What does it feel like when you're standing in the light beams? Is that how it works?
Absolutely. You could touch it, see it, hear it, smell it even (there was dry ice). What's my fifth sense I've forgotten, well you could do that too.
What was funny was that I went on a Sunday when all the tourists come to London, so it was packed. Children loved it and ran all over. It was a massive space and you could either stay outside of it or go into it...
My friends had traveled two hours from Cambridge, having read the reviews and came to see me. When we got to Hyde Park, one of the projectors had broken, and you obviously can't call either the artist or an electrian to come out on a Sunday so you had to walk through a completely dark room to get to the second installation.
Turned out he made this art 35 years ago!
I'm going back again in the daytime in the week when it's empty and they've fixed the first installation.
I've invited my Italian friend because his Mother is visiting from Tuscany for a week.
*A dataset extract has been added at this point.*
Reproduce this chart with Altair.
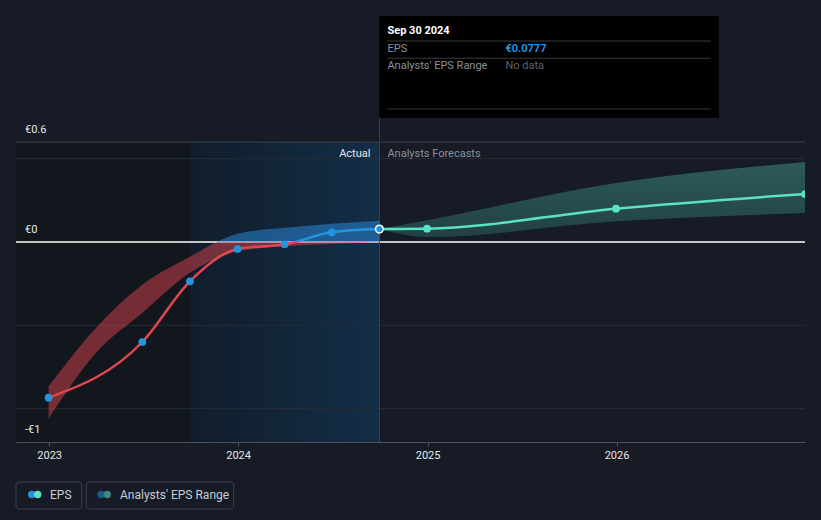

I'd love it if everyone could see it.
all my life I've had a huge dis-taste for modern art & that crap they call an installation, but this I so loved...
Also the V&A is nearby and that was completely fantastic, i need to get there more often, it's only a short bus ride or a walk through the park away. Lots of lovely people there too. They had fabrics and fashion on at the V&A. It's all free, too. No admission charge. Amazing.
Walking out of the Serpentine down through the park and into the V&A pretty much did my head in. You arrive and there's a corridor a mile high and nearly that long, full of Rodin sculptures.